Tout le monde dit dans Paris que je suis dévot et brouillé avec vous, et cela parce que je ne suis point à la Rivière, et que je suis souvent chez la femme au miracle[1] du faubourg Saint-Antoine. Le vrai pourtant est que je vous aime de tout mon cœur, comme vous m’aimiez autrefois, et que je n’aime Dieu que très-médiocrement, dont je suis très-honteux.

Je ne sais point du tout si M. de Bernières ira vous voir, et vous savez si j’y dois aller. Mandez-moi ce que vous souhaitez : ce sont vos intentions qui règlent mes désirs. Adieu ; soit à la Rivière, soit à Paris, je vous suis attaché pour toujours, avec la tendresse la plus vive.



145. — À MADAME LA PRÉSIDENTE DE BERNIÈRES.

2 juillet.

Me voici donc prisonnier dans le camp ennemi, faute d’avoir de quoi payer ma rançon pour aller à la Rivière, que j’avais appelée ma patrie. En vérité je ne m’attendais pas que jamais votre amitié pût souffrir que l’on mît de pareilles conditions dans le commerce. J’arrive de Maisons, où j’ai enfin la hardiesse de retourner.
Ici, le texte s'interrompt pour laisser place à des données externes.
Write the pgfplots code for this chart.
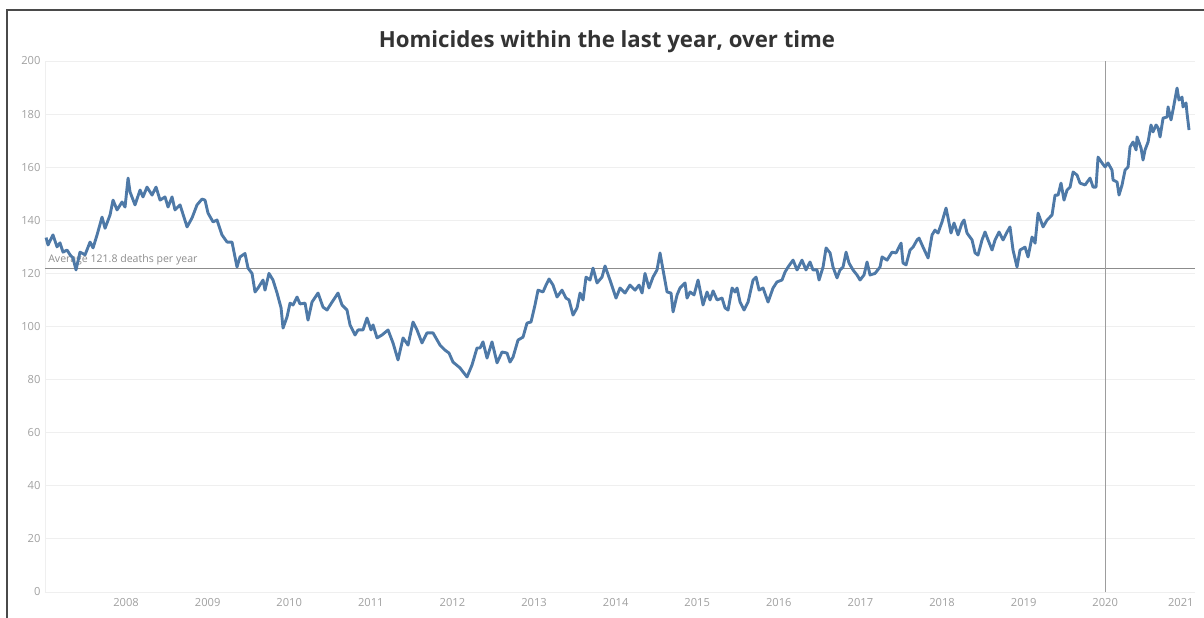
\documentclass[border=0pt]{standalone}
\usepackage{pgfplots}
\pgfplotsset{compat=1.18}
\usepackage{fontspec}
\setmainfont{Open Sans}
\definecolor{lineblue}{HTML}{4E79A7}
\definecolor{ticklab}{HTML}{A0A0A0}
\definecolor{gridc}{HTML}{EFEFEF}
\definecolor{refc}{HTML}{8C8C8C}
\definecolor{framec}{HTML}{4A4A4A}
\definecolor{titlec}{HTML}{333333}
\begin{document}
\begin{tikzpicture}
\begin{axis}[
  scale only axis,
  width=1150bp, height=531bp,
  at={(0,0)}, anchor=south west,
  xmin=2007.007, xmax=2021.100,
  ymin=0, ymax=200,
  xtick={2008,2009,2010,2011,2012,2013,2014,2015,2016,2017,2018,2019,2020},
  xticklabels={2008,2009,2010,2011,2012,2013,2014,2015,2016,2017,2018,2019,2020},
  extra x ticks={2021},
  extra x tick labels={2021},
  extra x tick style={xticklabel style={xshift=-6bp}},
  ytick={0,20,40,60,80,100,120,140,160,180,200},
  minor x tick num=3,
  axis x line=bottom, axis y line=left,
  axis line style={draw=gridc, line width=0.8bp, -},
  major tick length=0pt, minor tick length=3bp,
  minor tick style={draw=gridc},
  xtick style={draw=none},
  ytick style={draw=none},
  ymajorgrids, major grid style={draw=gridc, line width=0.8bp},
  /pgf/number format/assume math mode=true,
  /pgf/number format/1000 sep={},
  tick label style={font=\fontsize{11.2}{13}\selectfont, text=ticklab},
  yticklabel style={xshift=-1bp},
  xticklabel style={yshift=-3bp},
  clip=false,
]
% average reference line
\addplot[refc, line width=1.3bp] coordinates {(2007.007,121.8) (2021.100,121.8)};
% 2020 reference line
\addplot[refc!85, line width=1.3bp] coordinates {(2020.0,0) (2020.0,200)};
\node[anchor=south west, inner sep=0pt, font=\fontsize{10.6}{12}\selectfont, text=refc] at (axis cs:2007.045,123.0) {Average 121.8 deaths per year};
\addplot[lineblue, line width=2.9bp, line join=round] table {
2007.020 133.5
2007.044 130.7
2007.105 134.5
2007.154 130.0
2007.191 131.5
2007.228 128.0
2007.277 128.8
2007.314 127.0
2007.350 125.8
2007.387 121.3
2007.436 128.0
2007.498 127.0
2007.559 131.8
2007.596 129.6
2007.645 134.5
2007.706 141.2
2007.743 137.0
2007.804 142.0
2007.841 147.6
2007.890 143.9
2007.951 146.9
2007.988 145.0
2008.025 155.9
2008.049 150.7
2008.110 145.8
2008.172 151.4
2008.208 148.8
2008.257 152.5
2008.319 149.5
2008.368 152.5
2008.417 147.6
2008.478 148.8
2008.515 145.0
2008.564 148.8
2008.600 143.9
2008.662 145.8
2008.748 137.5
2008.809 140.9
2008.870 145.8
2008.931 148.0
2008.968 147.6
2009.005 142.7
2009.066 139.4
2009.115 140.1
2009.176 134.5
2009.238 131.8
2009.299 131.8
2009.360 122.4
2009.397 126.2
2009.458 127.5
2009.495 122.0
2009.544 120.0
2009.581 113.0
2009.618 114.5
2009.679 117.5
2009.703 113.7
2009.752 120.0
2009.801 117.5
2009.851 112.6
2009.900 107.0
2009.924 99.4
2009.973 103.6
2010.010 108.8
2010.047 108.1
2010.096 111.1
2010.132 108.5
2010.194 108.8
2010.230 102.4
2010.279 109.2
2010.353 112.6
2010.414 107.3
2010.463 106.2
2010.525 109.2
2010.598 112.6
2010.647 108.1
2010.708 106.2
2010.745 100.6
2010.806 96.8
2010.843 98.7
2010.904 98.7
2010.953 103.2
2011.002 98.7
2011.027 100.6
2011.076 95.7
2011.137 96.8
2011.211 98.7
2011.272 93.8
2011.333 87.4
2011.395 95.7
2011.456 93.0
2011.517 101.7
2011.566 98.7
2011.627 93.8
2011.689 97.6
2011.762 97.6
2011.848 93.0
2011.909 91.1
2011.958 90.0
2012.007 86.6
2012.093 84.4
2012.130 82.9
2012.179 81.0
2012.240 85.5
2012.301 91.9
2012.338 91.9
2012.375 94.2
2012.424 88.1
2012.485 94.2
2012.547 86.3
2012.608 90.4
2012.669 90.0
2012.706 86.6
2012.743 88.5
2012.804 94.9
2012.865 96.0
2012.914 101.3
2012.963 101.7
2013.012 108.1
2013.049 113.7
2013.110 113.0
2013.147 115.6
2013.184 117.9
2013.233 115.6
2013.282 111.1
2013.343 113.7
2013.392 110.7
2013.429 110.0
2013.478 104.3
2013.527 107.0
2013.564 112.6
2013.601 110.0
2013.637 118.6
2013.686 117.5
2013.723 122.0
2013.772 116.4
2013.833 118.6
2013.870 122.8
2013.931 117.5
2014.005 110.7
2014.054 114.5
2014.115 112.6
2014.176 115.6
2014.238 113.7
2014.287 115.6
2014.324 112.6
2014.360 120.0
2014.409 114.5
2014.458 118.6
2014.507 121.3
2014.544 127.7
2014.581 121.3
2014.630 113.0
2014.679 112.6
2014.704 105.5
2014.753 111.9
2014.789 114.5
2014.851 116.4
2014.875 110.7
2014.912 113.0
2014.961 111.9
2015.010 117.5
2015.071 108.1
2015.120 113.0
2015.157 110.0
2015.194 113.4
2015.243 110.0
2015.304 110.7
2015.341 107.0
2015.378 106.2
2015.427 114.5
2015.463 113.0
2015.488 114.5
2015.525 109.2
2015.574 106.2
2015.623 109.2
2015.684 117.5
2015.721 118.6
2015.758 113.7
2015.807 114.5
2015.868 109.2
2015.929 114.5
2015.978 116.8
2016.039 117.5
2016.076 120.5
2016.113 122.4
2016.174 125.0
2016.223 121.3
2016.284 125.0
2016.333 121.3
2016.382 124.3
2016.419 121.3
2016.468 121.3
2016.493 117.5
2016.542 122.4
2016.579 129.6
2016.628 127.7
2016.664 122.4
2016.713 118.3
2016.750 121.3
2016.787 122.4
2016.824 128.0
2016.860 123.9
2016.909 121.3
2016.958 119.4
2016.995 117.5
2017.044 119.4
2017.081 124.3
2017.118 119.4
2017.179 120.0
2017.240 122.4
2017.265 126.2
2017.326 125.0
2017.387 128.0
2017.436 127.7
2017.498 131.4
2017.522 123.9
2017.559 123.2
2017.608 128.8
2017.645 129.9
2017.694 132.6
2017.718 133.3
2017.767 129.9
2017.829 125.8
2017.878 134.5
2017.914 136.3
2017.951 135.2
2018.000 139.4
2018.049 144.6
2018.074 140.9
2018.110 135.2
2018.147 139.0
2018.196 134.5
2018.245 139.0
2018.270 140.1
2018.306 135.2
2018.368 132.6
2018.405 127.7
2018.441 126.9
2018.490 132.6
2018.527 135.6
2018.564 132.6
2018.613 128.8
2018.650 132.6
2018.699 135.6
2018.748 132.6
2018.797 135.6
2018.833 137.5
2018.870 128.8
2018.919 122.4
2018.956 128.8
2019.017 129.9
2019.054 126.2
2019.103 133.7
2019.140 131.4
2019.177 142.7
2019.238 137.5
2019.287 140.1
2019.348 142.0
2019.385 149.5
2019.422 149.5
2019.458 154.0
2019.495 147.6
2019.532 151.4
2019.569 152.5
2019.606 158.2
2019.655 157.0
2019.691 154.0
2019.753 153.3
2019.814 155.9
2019.851 152.5
2019.887 152.5
2019.912 163.8
2019.961 161.6
2019.998 160.1
2020.034 161.6
2020.083 158.9
2020.096 155.2
2020.145 154.4
2020.169 149.5
2020.206 153.3
2020.243 158.9
2020.280 160.1
2020.304 167.6
2020.341 169.5
2020.378 166.5
2020.390 171.4
2020.439 167.2
2020.463 162.7
2020.488 166.5
2020.525 169.5
2020.561 175.9
2020.586 173.3
2020.623 175.9
2020.647 174.8
2020.672 171.4
2020.709 178.5
2020.758 178.9
2020.770 182.7
2020.806 177.8
2020.831 181.6
2020.880 189.8
2020.904 185.3
2020.941 186.4
2020.953 182.7
2020.990 184.2
2021.002 180.4
2021.027 174.0
};
\end{axis}
% frame (left and top edges of the dashboard border)
\draw[framec, line width=2bp] (-38bp,-26bp) -- (-38bp,582bp) -- (1159bp,582bp);
% title
\node[font=\fontsize{22.3}{26}\selectfont\bfseries, text=titlec] at (562bp,550bp) {Homicides within the last year, over time};
\pgfresetboundingbox
\path (-45bp,-26bp) rectangle (1159bp,592bp);
\end{tikzpicture}
\end{document}
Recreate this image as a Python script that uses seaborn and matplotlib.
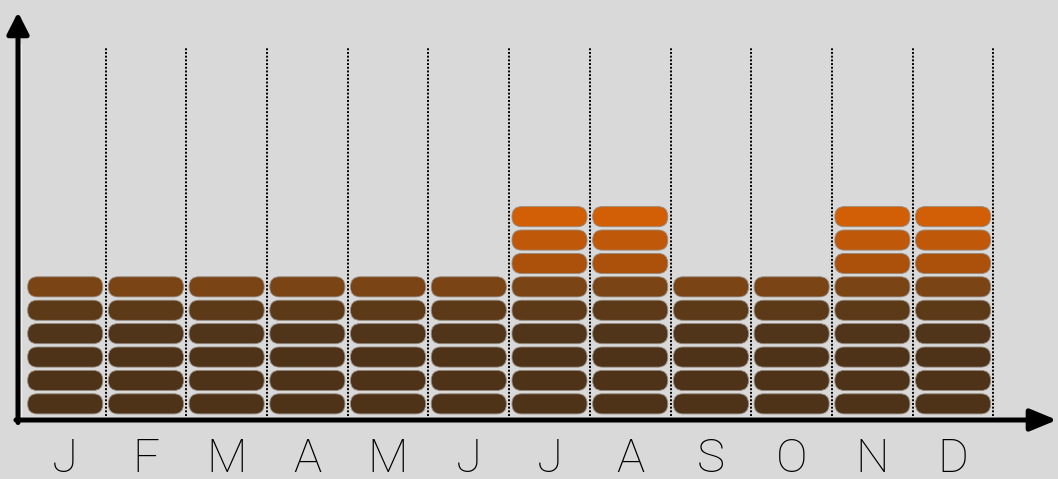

Je comptais de là aller à la Rivière, et passer le mois de Juillet avec vous. Je me faisais un plaisir d’aller jouir auprès de vous de la santé qui m’est enfin rendue. Vous ne m’avez vu que malade et languissant. J’étais honteux de ne vous avoir donné jusqu’à présent que des jours si tristes, et je me hâtais de vous aller offrir les prémices de ma santé. J’ai retrouvé ma gaieté, et je vous l’apportais ; vous l’auriez augmentée encore. Je me figurais que j’allais passer des journées délicieuses. M. de Bernières même pourrait bien ne pas venir à la Rivière sitôt. En vérité, je suis plus fait pour vivre avec vous que lui, et surtout à la campagne ; mais la fortune arrange les choses tout de travers. Je ne veux pourtant pas que notre amitié dépende d’elle : pour moi, il me semble que je vous aimerai de tout mon cœur, malgré toutes les guenilles qui nous séparent, et malgré vous-même. J’apprends, en arrivant à Paris, que d’Entragues[2] vient de s’enfuir en Hollande ; c’est une affaire bien singulière, et qui fait bien du bruit. On parle de Mme  de Prie, de traitants, de quatorze cent mille francs, de signatures ; mais on prétend qu’on va le faire

  1. Voyez tome XV, page 61.
  2. Probablement Georges d’Entragues ou d’Entraigues, duc de Phalaris, mari de la duchesse de ce nom. (Cl.)